A report released last month by the Bay Program’s scientific advisory committee described how the bay’s ecosystem has been slow to respond to the reductions in nutrient and sediment pollution that have been realized so far, particularly in the bay’s deeper channels.

A similar picture has been painted by years worth of different bay report cards with middling scores. The most recent biennial report card from the Chesapeake Bay Foundation handed the estuary a D+ for the third time in a row.

The University of Maryland center’s report for 2022 gave the bay a 51%, which is considered a C. It’s a one percentage point increase relative to 2021, though the score has increased six percentage points in the past two years. Any score between 80% and 100% would be considered an A by the center’s report.

It is tabulated using a set of key barometers of the bay’s water quality, including the levels of dissolved oxygen, aquatic grasses and nutrients such as nitrogen and phosphorus. Those nutrients have been a major focus on the restoration. Left unchecked, they stimulate the growth of algae, which sucks oxygen from the water as it decomposes, dealing a significant blow to bay life.

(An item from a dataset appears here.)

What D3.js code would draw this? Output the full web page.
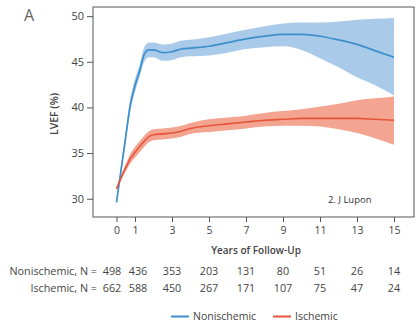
<!DOCTYPE html>
<html>
<head>
<meta charset="utf-8">
<script src="https://cdn.jsdelivr.net/npm/d3@7"></script>
<style>
  html, body { margin: 0; padding: 0; background: #fff; }
  svg { display: block; font-family: "Open Sans", "Noto Sans", sans-serif; }
</style>
</head>
<body>
<svg id="chart" width="418" height="324"></svg>
<script>
// Follow-up years at which the LVEF trajectories are sampled
const years = [0, 0.25, 0.5, 0.75, 1, 1.25, 1.5, 1.75, 2, 2.5, 3, 3.5, 4, 5, 6, 7, 8, 9, 10, 11, 12, 13, 14, 15];

// Nonischemic: mean LVEF and 95% CI bounds
const nonMean  = [29.6, 33.2, 36.8, 40.3, 42.4, 44.0, 45.8, 46.3, 46.3, 46.0, 46.1, 46.4, 46.5, 46.7, 47.1, 47.5, 47.8, 48.0, 48.0, 47.8, 47.4, 46.9, 46.2, 45.5];
const nonUpper = [29.8, 33.6, 37.4, 41.0, 43.1, 44.7, 46.6, 47.1, 47.1, 46.9, 47.0, 47.3, 47.4, 47.7, 48.1, 48.5, 48.9, 49.2, 49.3, 49.3, 49.4, 49.6, 49.7, 49.8];
const nonLower = [29.4, 32.8, 36.2, 39.6, 41.7, 43.3, 45.0, 45.5, 45.5, 45.1, 45.2, 45.5, 45.6, 45.7, 46.0, 46.4, 46.6, 46.7, 46.3, 45.4, 44.4, 43.3, 42.4, 41.3];

// Ischemic: mean LVEF and 95% CI bounds
const ischMean  = [31.1, 32.3, 33.4, 34.4, 35.1, 35.7, 36.3, 36.8, 37.0, 37.1, 37.2, 37.4, 37.7, 38.0, 38.2, 38.4, 38.6, 38.7, 38.8, 38.8, 38.8, 38.8, 38.7, 38.6];
const ischUpper = [31.3, 32.6, 33.8, 34.9, 35.7, 36.3, 36.9, 37.4, 37.6, 37.7, 37.8, 38.0, 38.3, 38.7, 38.9, 39.1, 39.4, 39.6, 39.8, 40.1, 40.4, 40.8, 41.0, 41.2];
const ischLower = [30.9, 32.0, 33.0, 33.9, 34.5, 35.1, 35.7, 36.2, 36.4, 36.5, 36.6, 36.8, 37.1, 37.3, 37.5, 37.7, 37.9, 38.0, 38.0, 37.9, 37.6, 37.2, 36.6, 35.9];

// Axis ticks
const xTicks = [0, 1, 3, 5, 7, 9, 11, 13, 15];
const yTicks = [30, 35, 40, 45, 50];

// Numbers at risk at each x tick
const nonAtRisk  = [498, 436, 353, 203, 131, 80, 51, 26, 14];
const ischAtRisk = [662, 588, 450, 267, 171, 107, 75, 47, 24];

// Series names and colours
const seriesNames = ["Nonischemic", "Ischemic"];
const lineColors = ["#3d8fcb", "#e6553b"];
const bandColors = ["#a9cbe9", "#f3a591"];

const svg = d3.select("#chart");
const plot = { left: 93, right: 414, top: 7, bottom: 217 };

const x = d3.scaleLinear().domain([-1.27, 16.08]).range([plot.left, plot.right]);
const y = d3.scaleLinear().domain([28, 51]).range([plot.bottom, plot.top]);

const curve = d3.curveMonotoneX;

function band(upper, lower) {
  return d3.area()
    .x((d, i) => x(years[i]))
    .y0((d, i) => y(lower[i]))
    .y1((d, i) => y(upper[i]))
    .curve(curve)(years);
}
function line(vals) {
  return d3.line()
    .x((d, i) => x(years[i]))
    .y((d, i) => y(vals[i]))
    .curve(curve)(years);
}

// Confidence bands
svg.append("path").attr("d", band(nonUpper, nonLower)).attr("fill", bandColors[0]);
svg.append("path").attr("d", band(ischUpper, ischLower)).attr("fill", bandColors[1]);

// Mean trajectories
svg.append("path").attr("d", line(nonMean)).attr("fill", "none")
  .attr("stroke", lineColors[0]).attr("stroke-width", 1.7);
svg.append("path").attr("d", line(ischMean)).attr("fill", "none")
  .attr("stroke", lineColors[1]).attr("stroke-width", 1.6);

// Frame
svg.append("rect")
  .attr("x", plot.left).attr("y", plot.top)
  .attr("width", plot.right - plot.left).attr("height", plot.bottom - plot.top)
  .attr("fill", "none").attr("stroke", "#555").attr("stroke-width", 1);

const textColor = "#444";

// Y axis
const yAxis = svg.append("g")
  .attr("transform", `translate(${plot.left},0)`)
  .call(d3.axisLeft(y).tickValues(yTicks).tickSize(6).tickPadding(3));
yAxis.select(".domain").remove();
yAxis.selectAll("line").attr("stroke", "#555");
yAxis.selectAll("text").attr("fill", textColor).style("font-size", "11px")
  .style("font-family", "'Open Sans', sans-serif");

// X axis
const xAxis = svg.append("g")
  .attr("transform", `translate(0,${plot.bottom})`)
  .call(d3.axisBottom(x).tickValues(xTicks).tickSize(5).tickPadding(5));
xAxis.select(".domain").remove();
xAxis.selectAll("line").attr("stroke", "#555");
xAxis.selectAll("text").attr("fill", textColor).style("font-size", "10.5px")
  .style("font-family", "'Open Sans', sans-serif");

// Axis titles
svg.append("text")
  .attr("transform", `translate(58,${(plot.top + plot.bottom) / 2 + 2}) rotate(-90)`)
  .attr("text-anchor", "middle")
  .attr("fill", textColor).style("font-size", "10.5px").style("font-weight", 600)
  .text("LVEF (%)");

svg.append("text")
  .attr("x", 256).attr("y", 254)
  .attr("text-anchor", "middle")
  .attr("fill", textColor).style("font-size", "10px").style("font-weight", 600)
  .text("Years of Follow-Up");

// Panel letter
svg.append("text")
  .attr("x", 24).attr("y", 21)
  .attr("fill", "#666").style("font-size", "16px")
  .text("A");

// Credit inside the plot
svg.append("text")
  .attr("x", 328).attr("y", 203)
  .attr("fill", "#333").style("font-size", "9.5px")
  .text("2. J Lupon");

// Numbers at risk
const riskOffsets = [-4.5, 3, 0, 0, 0, 0, 0, 0, 0];
const riskRows = [
  { label: "Nonischemic, N =", values: nonAtRisk, y: 275 },
  { label: "Ischemic, N =", values: ischAtRisk, y: 292 }
];
riskRows.forEach(row => {
  svg.append("text")
    .attr("x", 97).attr("y", row.y)
    .attr("text-anchor", "end")
    .attr("fill", textColor).style("font-size", "10.8px")
    .text(row.label);
  svg.selectAll(null).data(row.values).enter().append("text")
    .attr("x", (d, i) => x(xTicks[i]) + riskOffsets[i])
    .attr("y", row.y)
    .attr("text-anchor", "middle")
    .attr("fill", textColor).style("font-size", "10.8px")
    .text(d => d);
});

// Legend
const legendItems = [
  { name: seriesNames[0], color: lineColors[0], x: 171 },
  { name: seriesNames[1], color: lineColors[1], x: 273 }
];
legendItems.forEach(item => {
  svg.append("line")
    .attr("x1", item.x).attr("x2", item.x + 18)
    .attr("y1", 316.5).attr("y2", 316.5)
    .attr("stroke", item.color).attr("stroke-width", 2);
  svg.append("text")
    .attr("x", item.x + 22).attr("y", 320)
    .attr("fill", textColor).style("font-size", "10.5px")
    .text(item.name);
});
</script>
</body>
</html>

Bill Dennison, vice president for science application at the University of Maryland center, emphasized the improving trajectory in the bay’s scores over the past few years.

“We are in the right direction,” Dennison said. “We just need to run up that escalator a little faster,” he said.

As nutrient levels have declined, improving the bay’s diet, its health metrics, such as dissolved oxygen and water clarity haven’t improved at a commensurate rate, according to the Bay Program’s May report.

Like I always told my mother when report cards came out, "Hey, a C is average, that's good enough isn't it?" 

1 comment:

  1. Mom and dad did not let me get away with a C.